Reproduce exactly the lines below, from the first one through the line containing "import * as", and omit any pictures.
--------------------
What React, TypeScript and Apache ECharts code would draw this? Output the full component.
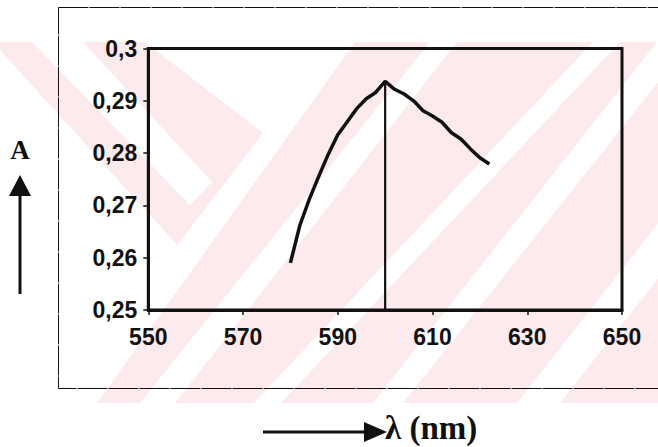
import React, { useEffect, useRef } from "react";
import * as echarts from "echarts";

// Wavelength (nm) and absorbance
const wavelengths = [580, 582, 584, 586, 588, 590, 592, 594, 596, 598, 600, 602, 604, 606, 608, 610, 612, 614, 616, 618, 620, 622];
const absorbance = [0.259, 0.2662, 0.2712, 0.2756, 0.2798, 0.2835, 0.286, 0.2885, 0.2904, 0.2916, 0.2937, 0.2922, 0.2913, 0.29, 0.2881, 0.2871, 0.2859, 0.2839, 0.2827, 0.2808, 0.2791, 0.2779];
const peakWavelength = [600, 600];
const peakLineValues = [0.2937, 0.25];

const xMin = 550;
const xMax = 650;
const xStep = 20;
const yMin = 0.25;
const yMax = 0.3;
const yStep = 0.01;

const yTitle = "A";
const xTitle = "λ (nm)";

const PINK = "#fdeaed";

export default function App() {
  const ref = useRef<HTMLDivElement>(null);

  useEffect(() => {
    if (!ref.current) return;
    const chart = echarts.init(ref.current, undefined, { renderer: "svg" });

    const curve = wavelengths.map((w, i) => [w, absorbance[i]]);
    const peak = peakWavelength.map((w, i) => [w, peakLineValues[i]]);

    const white = (points: number[][]) => ({
      type: "polygon",
      shape: { points },
      style: { fill: "#ffffff" },
      z: -9,
      silent: true,
    });

    const labelFont = {
      fontFamily: "Liberation Sans, Arial, sans-serif",
      fontWeight: "bold" as const,
      fontSize: 23,
      color: "#111",
    };

    chart.setOption({
      animation: false,
      backgroundColor: "#ffffff",
      grid: {
        left: 148.3,
        right: 658 - 622,
        top: 48.5,
        bottom: 447 - 310,
        show: true,
        borderColor: "#111",
        borderWidth: 3,
        backgroundColor: "transparent",
      },
      xAxis: {
        type: "value",
        min: xMin,
        max: xMax,
        interval: xStep,
        splitLine: { show: false },
        axisLine: { show: true, lineStyle: { color: "#111", width: 3 } },
        axisTick: { show: true, length: 5, lineStyle: { color: "#111", width: 1.5 } },
        axisLabel: { ...labelFont, margin: 15 },
      },
      yAxis: {
        type: "value",
        min: yMin,
        max: yMax,
        interval: yStep,
        splitLine: { show: false },
        axisLine: { show: true, lineStyle: { color: "#111", width: 3 } },
        axisTick: { show: true, length: 5, lineStyle: { color: "#111", width: 1.5 } },
        axisLabel: {
          ...labelFont,
          margin: 11,
          formatter: (v: number) => String(Math.round(v * 100) / 100).replace(".", ","),
        },
      },
      series: [
        {
          type: "line",
          data: curve,
          symbol: "none",
          lineStyle: { color: "#111", width: 3.5 },
          z: 3,
        },
        {
          type: "line",
          data: peak,
          symbol: "none",
          lineStyle: { color: "#111", width: 2.2 },
          z: 3,
        },
      ],
      graphic: [
        // faint watermark
        { type: "rect", shape: { x: 0, y: 42, width: 658, height: 361 }, style: { fill: PINK }, z: -10, silent: true },
        white([[0, 50], [179, 247], [57, 403], [0, 403]]),
        white([[32, 42], [83, 42], [212, 182], [190, 205]]),
        white([[145, 42], [355, 42], [97, 403], [57, 403], [263, 133]]),
        white([[140, 403], [175, 403], [457, 42], [430, 42]]),
        white([[254, 403], [281, 403], [620, 42], [593, 42]]),
        white([[373, 403], [403, 403], [690, 42], [657, 42]]),
        white([[517, 403], [560, 403], [844, 42], [801, 42]]),
        // outer frame
        {
          type: "rect",
          shape: { x: 58.5, y: 7.5, width: 640, height: 381 },
          style: { fill: "none", stroke: "#111", lineWidth: 1, lineDash: [30, 1] },
          z: 5,
          silent: true,
        },
        // y title and arrow
        {
          type: "text",
          style: {
            text: yTitle,
            x: 20,
            y: 150,
            align: "center",
            verticalAlign: "middle",
            font: 'bold 27px "Liberation Serif", "Times New Roman", serif',
            fill: "#111",
          },
          z: 10,
        },
        { type: "polygon", shape: { points: [[9, 196], [31, 196], [20, 175]] }, style: { fill: "#111" }, z: 10 },
        { type: "line", shape: { x1: 20, y1: 194, x2: 20, y2: 294 }, style: { stroke: "#111", lineWidth: 3 }, z: 10 },
        // x title and arrow
        { type: "line", shape: { x1: 263, y1: 432, x2: 368, y2: 432 }, style: { stroke: "#111", lineWidth: 3 }, z: 10 },
        { type: "polygon", shape: { points: [[364, 422], [364, 442], [387, 432]] }, style: { fill: "#111" }, z: 10 },
        {
          type: "text",
          style: {
            text: xTitle,
            x: 385,
            y: 428,
            align: "left",
            verticalAlign: "middle",
            font: 'bold 33px "Liberation Serif", "Times New Roman", serif',
            fill: "#111",
          },
          z: 10,
        },
      ],
    });

    return () => chart.dispose();
  }, []);

  return (
    <div
      ref={ref}
      style={{ position: "fixed", left: 0, top: 0, width: 658, height: 447 }}
    />
  );
}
--------------------
== Problem solution ==
What React, TypeScript and Apache ECharts code would draw this? Output the full component.
import React, { useEffect, useRef } from "react";
import * as echarts from "echarts";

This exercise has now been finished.